Allied Committee: Common Voice Vol. 2(1992) Unrest in the "New Dominion"

Common Voice

the publication of
THE ALLIED COMMITTEE OF THE PEOPLES OF EASTERN TURKESTAN, INNER MONGOLIA, MANCHURIA AND TIBET
presently under China


Common Voice: Volume 2 (1992) Unrest in the "New Dominion"

The Manchus invaded Eastern Turkestan in 1759. Eastern Turkestan regained her independence in 1863 and received recognition from the Ottoman Empire, Tsarist Russia and Great Britain.

The Manchus invaded it again in 1876, and renamed the country as Xinjiang, "the new dominion."

In 1945 Muslim freedom-fighters took up arms and set up an independent Turkestan Republic in a mass-uprising supported by the Soviet Union. Their leader of the 1940s, Aysa Beg, fled to Turkey in 1949 after the Communists came to power.
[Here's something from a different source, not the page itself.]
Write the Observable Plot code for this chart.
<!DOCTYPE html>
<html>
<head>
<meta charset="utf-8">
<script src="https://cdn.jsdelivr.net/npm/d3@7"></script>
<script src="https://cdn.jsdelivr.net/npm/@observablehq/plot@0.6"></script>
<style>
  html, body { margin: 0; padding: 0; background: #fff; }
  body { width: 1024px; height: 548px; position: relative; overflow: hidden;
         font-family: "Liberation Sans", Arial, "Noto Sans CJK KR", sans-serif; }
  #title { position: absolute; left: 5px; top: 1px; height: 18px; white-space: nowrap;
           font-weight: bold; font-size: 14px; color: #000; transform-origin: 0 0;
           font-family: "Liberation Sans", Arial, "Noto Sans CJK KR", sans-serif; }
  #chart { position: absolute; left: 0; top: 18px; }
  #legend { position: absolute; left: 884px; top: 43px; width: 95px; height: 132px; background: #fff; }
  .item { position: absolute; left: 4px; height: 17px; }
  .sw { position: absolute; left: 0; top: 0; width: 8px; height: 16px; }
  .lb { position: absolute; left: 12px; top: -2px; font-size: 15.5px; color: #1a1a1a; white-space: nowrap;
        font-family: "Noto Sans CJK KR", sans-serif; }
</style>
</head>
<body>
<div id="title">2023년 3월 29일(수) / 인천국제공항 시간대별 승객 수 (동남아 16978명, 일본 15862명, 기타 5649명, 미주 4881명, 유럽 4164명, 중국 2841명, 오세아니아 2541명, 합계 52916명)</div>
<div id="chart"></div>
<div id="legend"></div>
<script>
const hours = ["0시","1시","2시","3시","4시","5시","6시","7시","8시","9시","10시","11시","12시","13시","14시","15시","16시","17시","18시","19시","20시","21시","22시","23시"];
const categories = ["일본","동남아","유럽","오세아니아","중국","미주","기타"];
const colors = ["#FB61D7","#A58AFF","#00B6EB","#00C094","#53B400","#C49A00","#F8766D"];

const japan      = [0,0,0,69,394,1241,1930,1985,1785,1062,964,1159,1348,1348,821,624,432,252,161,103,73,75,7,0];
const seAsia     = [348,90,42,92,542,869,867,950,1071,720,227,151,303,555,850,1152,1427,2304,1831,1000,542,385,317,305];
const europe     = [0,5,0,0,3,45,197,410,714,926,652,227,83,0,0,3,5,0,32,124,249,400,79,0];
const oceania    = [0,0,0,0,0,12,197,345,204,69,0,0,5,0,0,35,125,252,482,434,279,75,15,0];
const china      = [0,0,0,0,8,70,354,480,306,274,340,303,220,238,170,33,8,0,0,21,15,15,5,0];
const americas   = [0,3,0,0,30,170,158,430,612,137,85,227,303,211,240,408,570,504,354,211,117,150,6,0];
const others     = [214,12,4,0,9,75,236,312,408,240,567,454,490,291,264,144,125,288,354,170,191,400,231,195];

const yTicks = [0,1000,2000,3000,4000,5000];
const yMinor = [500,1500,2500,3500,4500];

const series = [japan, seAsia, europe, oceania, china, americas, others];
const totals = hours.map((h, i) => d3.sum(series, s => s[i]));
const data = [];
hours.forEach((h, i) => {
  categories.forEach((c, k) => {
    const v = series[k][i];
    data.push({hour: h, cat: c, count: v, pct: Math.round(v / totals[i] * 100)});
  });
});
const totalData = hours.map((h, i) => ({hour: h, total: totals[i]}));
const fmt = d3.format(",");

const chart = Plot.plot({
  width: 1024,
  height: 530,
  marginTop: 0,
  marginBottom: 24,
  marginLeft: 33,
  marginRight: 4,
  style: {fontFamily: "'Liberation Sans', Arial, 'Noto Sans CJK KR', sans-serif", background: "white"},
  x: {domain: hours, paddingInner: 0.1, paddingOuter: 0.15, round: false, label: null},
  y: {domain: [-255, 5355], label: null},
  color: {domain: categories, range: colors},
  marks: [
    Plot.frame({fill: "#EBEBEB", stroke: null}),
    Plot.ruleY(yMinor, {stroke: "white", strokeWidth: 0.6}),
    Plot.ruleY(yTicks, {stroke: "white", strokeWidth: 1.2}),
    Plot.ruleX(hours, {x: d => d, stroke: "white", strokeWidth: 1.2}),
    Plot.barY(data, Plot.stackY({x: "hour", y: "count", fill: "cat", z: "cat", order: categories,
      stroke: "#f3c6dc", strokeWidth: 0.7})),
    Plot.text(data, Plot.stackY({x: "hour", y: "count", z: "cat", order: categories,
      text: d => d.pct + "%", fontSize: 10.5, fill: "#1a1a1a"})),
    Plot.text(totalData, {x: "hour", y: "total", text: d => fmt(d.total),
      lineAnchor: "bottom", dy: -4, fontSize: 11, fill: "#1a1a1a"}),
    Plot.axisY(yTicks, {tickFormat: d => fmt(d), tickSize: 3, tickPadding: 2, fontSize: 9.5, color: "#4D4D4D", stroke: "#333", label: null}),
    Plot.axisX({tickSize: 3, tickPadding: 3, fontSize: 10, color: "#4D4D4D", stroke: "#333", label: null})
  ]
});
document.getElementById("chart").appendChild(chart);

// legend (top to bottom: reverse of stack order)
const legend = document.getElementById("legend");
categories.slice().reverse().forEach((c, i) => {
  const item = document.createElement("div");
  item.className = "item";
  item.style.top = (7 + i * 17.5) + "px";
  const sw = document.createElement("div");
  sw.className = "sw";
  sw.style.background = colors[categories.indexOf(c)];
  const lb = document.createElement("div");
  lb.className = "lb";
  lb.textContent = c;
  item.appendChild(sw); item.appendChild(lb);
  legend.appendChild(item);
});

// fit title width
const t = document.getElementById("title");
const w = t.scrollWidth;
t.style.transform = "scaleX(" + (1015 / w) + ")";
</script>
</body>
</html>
Now in his 80s, ill and blind, Aysa Beg and a circle of Uighurs and Kazakh exiles in Istanbul run several organisations dedicated to the freedom of Eastern Turkestan and its 14 million people.
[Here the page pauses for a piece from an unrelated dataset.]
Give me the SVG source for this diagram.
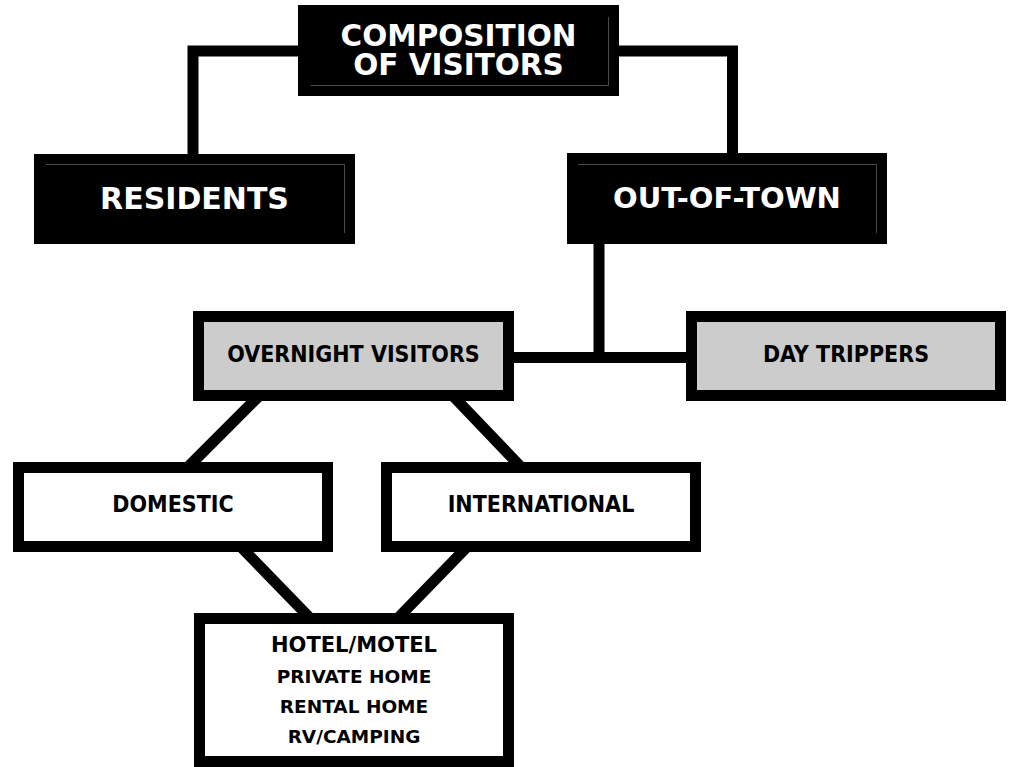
<svg xmlns="http://www.w3.org/2000/svg" width="1011" height="767" viewBox="0 0 1011 767">
<style>
text{font-family:"DejaVu Sans","Liberation Sans",sans-serif;font-weight:bold;text-anchor:middle}
.cond{font-family:"DejaVu Sans Condensed","DejaVu Sans","Liberation Sans",sans-serif;font-stretch:condensed}
.w{fill:#fff}
.k{fill:#000}
.dark{fill:#000}
.inner{fill:none;stroke:#4a4a4a;stroke-width:1}
.gray{fill:#cccccc;stroke:#000;stroke-width:11}
.white{fill:#fff;stroke:#000;stroke-width:11}
.conn{fill:none;stroke:#000;stroke-width:11;stroke-linecap:butt;stroke-linejoin:miter}
</style>
<rect width="1011" height="767" fill="#fff"/>
<g id="connectors">
<polyline class="conn" points="300,51 193,51 193,156"/>
<polyline class="conn" points="617,51 732.5,51 732.5,156"/>
<line class="conn" x1="599" y1="242" x2="599" y2="358"/>
<line class="conn" x1="510" y1="357.5" x2="690" y2="357.5"/>
<line class="conn" x1="258" y1="397" x2="189" y2="466"/>
<line class="conn" x1="454" y1="397" x2="520" y2="466"/>
<line class="conn" x1="242" y1="548" x2="309" y2="617"/>
<line class="conn" x1="466" y1="548" x2="399" y2="617"/>
</g>
<g id="composition">
<rect class="dark" x="298" y="5" width="321" height="91"/>
<polyline class="inner" points="310.5,85.5 608.5,85.5 608.5,17"/>
<text class="w" x="458.5" y="46" font-size="29.5">COMPOSITION</text>
<text class="w" x="458.5" y="75" font-size="29.5">OF VISITORS</text>
</g>
<g id="residents">
<rect class="dark" x="34" y="154" width="321" height="90"/>
<polyline class="inner" points="46,164.5 344.5,164.5 344.5,233"/>
<text class="w" x="194.5" y="209" font-size="30">RESIDENTS</text>
</g>
<g id="out-of-town">
<rect class="dark" x="567" y="153" width="320" height="91"/>
<polyline class="inner" points="578,164.5 876.5,164.5 876.5,233"/>
<text class="w" x="727" y="208" font-size="29">OUT-OF-TOWN</text>
</g>
<g id="overnight">
<rect class="gray" x="198.5" y="316.5" width="310" height="79"/>
<text class="k cond" x="353.5" y="362" font-size="23">OVERNIGHT VISITORS</text>
</g>
<g id="day-trippers">
<rect class="gray" x="691.5" y="316.5" width="309" height="79"/>
<text class="k cond" x="846" y="362" font-size="23">DAY TRIPPERS</text>
</g>
<g id="domestic">
<rect class="white" x="18.5" y="467.5" width="309" height="79"/>
<text class="k cond" x="173" y="512" font-size="23">DOMESTIC</text>
</g>
<g id="international">
<rect class="white" x="386.5" y="467.5" width="309" height="79"/>
<text class="k cond" x="541" y="512" font-size="23">INTERNATIONAL</text>
</g>
<g id="accommodation">
<rect class="white" x="199.5" y="618.5" width="309" height="143"/>
<text class="k" x="354" y="652" font-size="21">HOTEL/MOTEL</text>
<text class="k" x="354" y="683" font-size="18.5">PRIVATE HOME</text>
<text class="k" x="354" y="713" font-size="18.5">RENTAL HOME</text>
<text class="k" x="354" y="743" font-size="18.5">RV/CAMPING</text>
</g>
</svg>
Between 1951 and 1968, the people staged 58 armed uprisings the Chinese. More than 360,00 Turkic people were executed for their involvement.

In 1990, the Uighurs, Kirghiz and Kazakhs of Eastern Turkestan again rose up against Chinese rule. In April in the remote town of Akto, more than 1000 residents, furious at not being allowed to build a mosque, took to the streets. More than 60 people were killed in clashes with Chinese troops. China's viceroy in Eastern Turkestan blamed "internationai bourgeois liberalism" for the demonstration, and vowed to "smash" the freedom-fighters, whom he described as "the scum of the nation." In July 1990 the authorities in Xinjiang announced the arrest of 7,900 people in a crackdown on "criminal activities of ethnic splittists and other criminal offenders." 6,490 of the defendants received sentences in over 5,00 trials held in "Xinjiang" since January 1990.